GIVEN EXERCISE: Reproduce all of the data below without alteration; exclude every picture.

EXTRACTED DATA:
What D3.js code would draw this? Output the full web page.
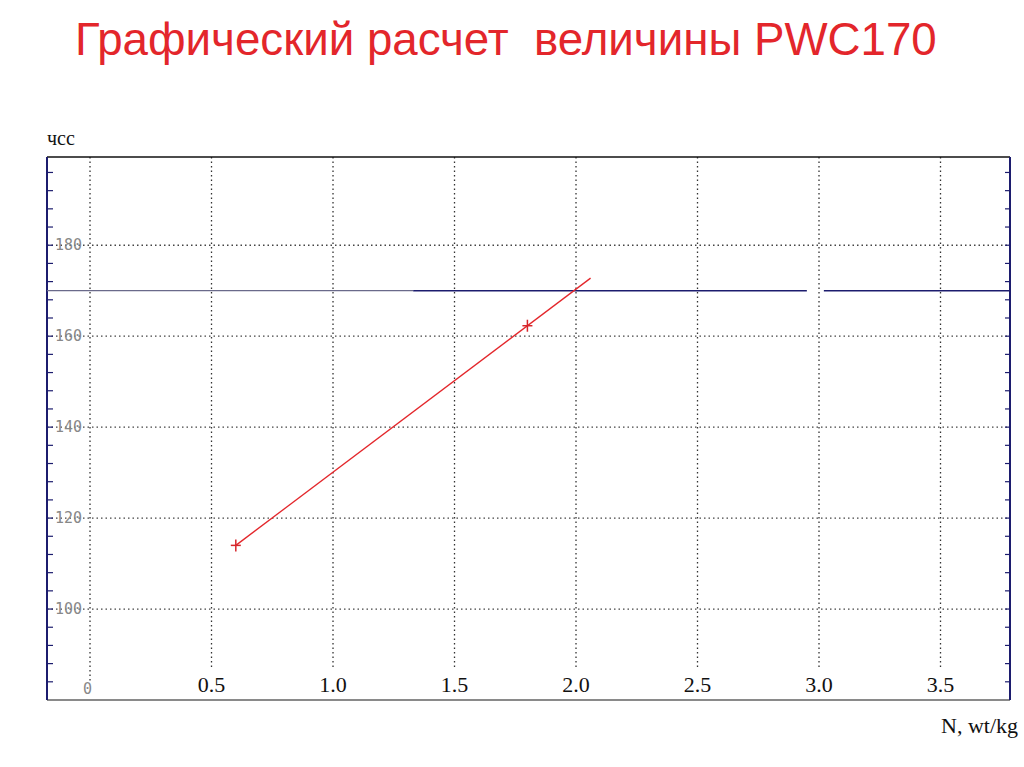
<!DOCTYPE html>
<html>
<head>
<meta charset="utf-8">
<script src="https://cdn.jsdelivr.net/npm/d3@7"></script>
<style>
  body { margin: 0; background: #fff; }
  svg { display: block; }
</style>
</head>
<body>
<svg width="1024" height="767"></svg>
<script type="text/javascript">
    var svg = d3.select("svg");

    // data
    var xTicks = [0.5, 1.0, 1.5, 2.0, 2.5, 3.0, 3.5];
    var xGrid = [0, 0.5, 1.0, 1.5, 2.0, 2.5, 3.0, 3.5];
    var yTicks = [100, 120, 140, 160, 180];
    var minorTicks = d3.range(84, 200, 4);
    var points = [[0.6, 114], [1.8, 162.3]];
    var lineEndX = 2.06;
    var pwcLevel = 170;
    var levelGap = [2.95, 3.02];

    var pLeft = 47, pRight = 1010, pTop = 157, pBottom = 700;

    var x = d3.scaleLinear().domain([-0.177, 3.786]).range([pLeft, pRight]);
    var y = d3.scaleLinear().domain([80, 199.4]).range([pBottom, pTop]);

    // title
    svg.append("text")
            .attr("x", 75).attr("y", 55)
            .attr("fill", "#e3262b")
            .style("font-family", "'Liberation Sans', Arial, sans-serif")
            .style("font-size", "45.7px")
            .style("white-space", "pre")
            .text("Графический расчет  величины PWC170");

    // grid
    svg.selectAll(".vgrid")
            .data(xGrid)
            .enter()
            .append("line")
            .attr("x1", function (d) { return x(d); })
            .attr("x2", function (d) { return x(d); })
            .attr("y1", pTop)
            .attr("y2", function (d) { return d === 0 ? 682 : 670; })
            .attr("stroke", "#333")
            .attr("stroke-width", 1.3)
            .attr("stroke-dasharray", "1.5,3");

    svg.selectAll(".hgrid")
            .data(yTicks)
            .enter()
            .append("line")
            .attr("x1", pLeft)
            .attr("x2", pRight)
            .attr("y1", function (d) { return y(d); })
            .attr("y2", function (d) { return y(d); })
            .attr("stroke", "#444")
            .attr("stroke-width", 1.3)
            .attr("stroke-dasharray", "1.5,3");

    // frame
    svg.append("line").attr("x1", pLeft).attr("x2", pRight).attr("y1", pTop).attr("y2", pTop)
            .attr("stroke", "#111").attr("stroke-width", 1.5);
    svg.append("line").attr("x1", pLeft).attr("x2", pRight).attr("y1", pBottom).attr("y2", pBottom)
            .attr("stroke", "#8a8a8a").attr("stroke-width", 2);
    svg.append("line").attr("x1", pLeft).attr("x2", pLeft).attr("y1", pTop).attr("y2", pBottom)
            .attr("stroke", "#1c1c6e").attr("stroke-width", 2);
    svg.append("line").attr("x1", pRight).attr("x2", pRight).attr("y1", pTop).attr("y2", pBottom)
            .attr("stroke", "#1c1c6e").attr("stroke-width", 2);

    // minor ticks on both sides
    svg.selectAll(".ltick")
            .data(minorTicks)
            .enter()
            .append("line")
            .attr("x1", pLeft).attr("x2", pLeft + 6)
            .attr("y1", function (d) { return y(d); })
            .attr("y2", function (d) { return y(d); })
            .attr("stroke", "#1c1c6e").attr("stroke-width", 1.2);
    svg.selectAll(".rtick")
            .data(minorTicks)
            .enter()
            .append("line")
            .attr("x1", pRight - 5).attr("x2", pRight)
            .attr("y1", function (d) { return y(d); })
            .attr("y2", function (d) { return y(d); })
            .attr("stroke", "#1c1c6e").attr("stroke-width", 1.2);

    // y labels
    svg.selectAll(".ylab")
            .data(yTicks)
            .enter()
            .append("text")
            .attr("x", 55)
            .attr("y", function (d) { return y(d) + 5; })
            .attr("fill", "#888")
            .style("font-family", "'DejaVu Sans Mono', monospace")
            .style("font-size", "15px")
            .text(function (d) { return d; });
    svg.append("text")
            .attr("x", 83).attr("y", 694)
            .attr("fill", "#888")
            .style("font-family", "'DejaVu Sans Mono', monospace")
            .style("font-size", "15px")
            .text("0");

    // x labels
    svg.selectAll(".xlab")
            .data(xTicks)
            .enter()
            .append("text")
            .attr("x", function (d) { return x(d); })
            .attr("y", 692)
            .attr("text-anchor", "middle")
            .attr("fill", "#111")
            .style("font-family", "'Liberation Serif', 'Times New Roman', serif")
            .style("font-size", "22px")
            .text(function (d) { return d3.format(".1f")(d); });

    // axis titles
    svg.append("text")
            .attr("x", 47).attr("y", 145)
            .attr("fill", "#111")
            .style("font-family", "'Liberation Serif', 'Times New Roman', serif")
            .style("font-size", "20px")
            .text("чсс");
    svg.append("text")
            .attr("x", 1018).attr("y", 733)
            .attr("text-anchor", "end")
            .attr("fill", "#111")
            .style("font-family", "'Liberation Serif', 'Times New Roman', serif")
            .style("font-size", "22px")
            .text("N, wt/kg");

    // PWC170 level
    var levelSegs = [[x.invert(pLeft), 1.33, "#6a6a8a", 1.3], [1.33, levelGap[0], "#1c1c6e", 1.6], [levelGap[1], x.invert(pRight), "#1c1c6e", 1.6]];
    svg.selectAll(".level")
            .data(levelSegs)
            .enter()
            .append("line")
            .attr("x1", function (d) { return x(d[0]); })
            .attr("x2", function (d) { return x(d[1]); })
            .attr("y1", y(pwcLevel))
            .attr("y2", y(pwcLevel))
            .attr("stroke", function (d) { return d[2]; })
            .attr("stroke-width", function (d) { return d[3]; });

    // regression line
    var slope = (points[1][1] - points[0][1]) / (points[1][0] - points[0][0]);
    var lineData = [points[0], [lineEndX, points[0][1] + slope * (lineEndX - points[0][0])]];
    svg.append("path")
            .datum(lineData)
            .attr("d", d3.line().x(function (d) { return x(d[0]); }).y(function (d) { return y(d[1]); }))
            .attr("fill", "none")
            .attr("stroke", "#e3262b")
            .attr("stroke-width", 1.3);

    // markers
    var cross = svg.selectAll(".pt")
            .data(points)
            .enter()
            .append("g")
            .attr("transform", function (d) { return "translate(" + x(d[0]) + "," + y(d[1]) + ")"; });
    cross.append("line").attr("x1", -5).attr("x2", 5).attr("y1", 0).attr("y2", 0)
            .attr("stroke", "#d6262b").attr("stroke-width", 1.5);
    cross.append("line").attr("x1", 0).attr("x2", 0).attr("y1", -6).attr("y2", 6)
            .attr("stroke", "#d6262b").attr("stroke-width", 1.5);
</script>
</body>
</html>
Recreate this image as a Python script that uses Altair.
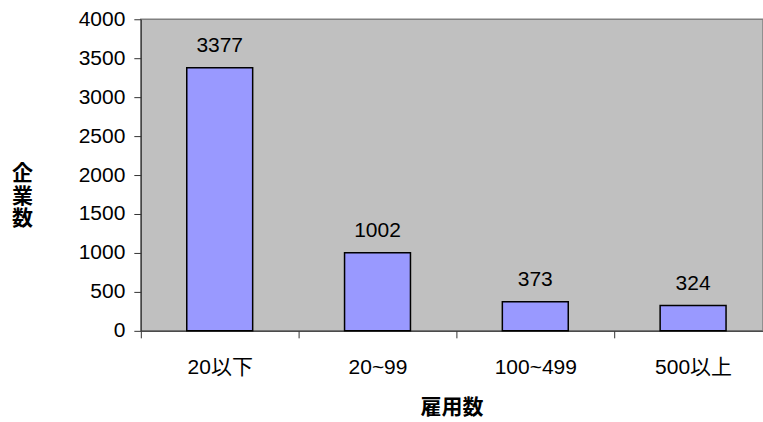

EXPECTED ANSWER:
What D3.js code would draw this? Output the full web page.
<!DOCTYPE html>
<html>
<head>
<meta charset="utf-8">
<script src="https://cdn.jsdelivr.net/npm/d3@7"></script>
<style>
  body { margin: 0; background: #fff; }
  svg { display: block; }
</style>
</head>
<body>
<svg width="1024" height="767"></svg>
<script type="text/javascript">
    var svg = d3.select("svg");

    // data
    var xTicks = [0.5, 1.0, 1.5, 2.0, 2.5, 3.0, 3.5];
    var xGrid = [0, 0.5, 1.0, 1.5, 2.0, 2.5, 3.0, 3.5];
    var yTicks = [100, 120, 140, 160, 180];
    var minorTicks = d3.range(84, 200, 4);
    var points = [[0.6, 114], [1.8, 162.3]];
    var lineEndX = 2.06;
    var pwcLevel = 170;
    var levelGap = [2.95, 3.02];

    var pLeft = 47, pRight = 1010, pTop = 157, pBottom = 700;

    var x = d3.scaleLinear().domain([-0.177, 3.786]).range([pLeft, pRight]);
    var y = d3.scaleLinear().domain([80, 199.4]).range([pBottom, pTop]);

    // title
    svg.append("text")
            .attr("x", 75).attr("y", 55)
            .attr("fill", "#e3262b")
            .style("font-family", "'Liberation Sans', Arial, sans-serif")
            .style("font-size", "45.7px")
            .style("white-space", "pre")
            .text("Графический расчет  величины PWC170");

    // grid
    svg.selectAll(".vgrid")
            .data(xGrid)
            .enter()
            .append("line")
            .attr("x1", function (d) { return x(d); })
            .attr("x2", function (d) { return x(d); })
            .attr("y1", pTop)
            .attr("y2", function (d) { return d === 0 ? 682 : 670; })
            .attr("stroke", "#333")
            .attr("stroke-width", 1.3)
            .attr("stroke-dasharray", "1.5,3");

    svg.selectAll(".hgrid")
            .data(yTicks)
            .enter()
            .append("line")
            .attr("x1", pLeft)
            .attr("x2", pRight)
            .attr("y1", function (d) { return y(d); })
            .attr("y2", function (d) { return y(d); })
            .attr("stroke", "#444")
            .attr("stroke-width", 1.3)
            .attr("stroke-dasharray", "1.5,3");

    // frame
    svg.append("line").attr("x1", pLeft).attr("x2", pRight).attr("y1", pTop).attr("y2", pTop)
            .attr("stroke", "#111").attr("stroke-width", 1.5);
    svg.append("line").attr("x1", pLeft).attr("x2", pRight).attr("y1", pBottom).attr("y2", pBottom)
            .attr("stroke", "#8a8a8a").attr("stroke-width", 2);
    svg.append("line").attr("x1", pLeft).attr("x2", pLeft).attr("y1", pTop).attr("y2", pBottom)
            .attr("stroke", "#1c1c6e").attr("stroke-width", 2);
    svg.append("line").attr("x1", pRight).attr("x2", pRight).attr("y1", pTop).attr("y2", pBottom)
            .attr("stroke", "#1c1c6e").attr("stroke-width", 2);

    // minor ticks on both sides
    svg.selectAll(".ltick")
            .data(minorTicks)
            .enter()
            .append("line")
            .attr("x1", pLeft).attr("x2", pLeft + 6)
            .attr("y1", function (d) { return y(d); })
            .attr("y2", function (d) { return y(d); })
            .attr("stroke", "#1c1c6e").attr("stroke-width", 1.2);
    svg.selectAll(".rtick")
            .data(minorTicks)
            .enter()
            .append("line")
            .attr("x1", pRight - 5).attr("x2", pRight)
            .attr("y1", function (d) { return y(d); })
            .attr("y2", function (d) { return y(d); })
            .attr("stroke", "#1c1c6e").attr("stroke-width", 1.2);

    // y labels
    svg.selectAll(".ylab")
            .data(yTicks)
            .enter()
            .append("text")
            .attr("x", 55)
            .attr("y", function (d) { return y(d) + 5; })
            .attr("fill", "#888")
            .style("font-family", "'DejaVu Sans Mono', monospace")
            .style("font-size", "15px")
            .text(function (d) { return d; });
    svg.append("text")
            .attr("x", 83).attr("y", 694)
            .attr("fill", "#888")
            .style("font-family", "'DejaVu Sans Mono', monospace")
            .style("font-size", "15px")
            .text("0");

    // x labels
    svg.selectAll(".xlab")
            .data(xTicks)
            .enter()
            .append("text")
            .attr("x", function (d) { return x(d); })
            .attr("y", 692)
            .attr("text-anchor", "middle")
            .attr("fill", "#111")
            .style("font-family", "'Liberation Serif', 'Times New Roman', serif")
            .style("font-size", "22px")
            .text(function (d) { return d3.format(".1f")(d); });

    // axis titles
    svg.append("text")
            .attr("x", 47).attr("y", 145)
            .attr("fill", "#111")
            .style("font-family", "'Liberation Serif', 'Times New Roman', serif")
            .style("font-size", "20px")
            .text("чсс");
    svg.append("text")
            .attr("x", 1018).attr("y", 733)
            .attr("text-anchor", "end")
            .attr("fill", "#111")
            .style("font-family", "'Liberation Serif', 'Times New Roman', serif")
            .style("font-size", "22px")
            .text("N, wt/kg");

    // PWC170 level
    var levelSegs = [[x.invert(pLeft), 1.33, "#6a6a8a", 1.3], [1.33, levelGap[0], "#1c1c6e", 1.6], [levelGap[1], x.invert(pRight), "#1c1c6e", 1.6]];
    svg.selectAll(".level")
            .data(levelSegs)
            .enter()
            .append("line")
            .attr("x1", function (d) { return x(d[0]); })
            .attr("x2", function (d) { return x(d[1]); })
            .attr("y1", y(pwcLevel))
            .attr("y2", y(pwcLevel))
            .attr("stroke", function (d) { return d[2]; })
            .attr("stroke-width", function (d) { return d[3]; });

    // regression line
    var slope = (points[1][1] - points[0][1]) / (points[1][0] - points[0][0]);
    var lineData = [points[0], [lineEndX, points[0][1] + slope * (lineEndX - points[0][0])]];
    svg.append("path")
            .datum(lineData)
            .attr("d", d3.line().x(function (d) { return x(d[0]); }).y(function (d) { return y(d[1]); }))
            .attr("fill", "none")
            .attr("stroke", "#e3262b")
            .attr("stroke-width", 1.3);

    // markers
    var cross = svg.selectAll(".pt")
            .data(points)
            .enter()
            .append("g")
            .attr("transform", function (d) { return "translate(" + x(d[0]) + "," + y(d[1]) + ")"; });
    cross.append("line").attr("x1", -5).attr("x2", 5).attr("y1", 0).attr("y2", 0)
            .attr("stroke", "#d6262b").attr("stroke-width", 1.5);
    cross.append("line").attr("x1", 0).attr("x2", 0).attr("y1", -6).attr("y2", 6)
            .attr("stroke", "#d6262b").attr("stroke-width", 1.5);
</script>
</body>
</html>
Recreate this image as a Python script that uses Altair.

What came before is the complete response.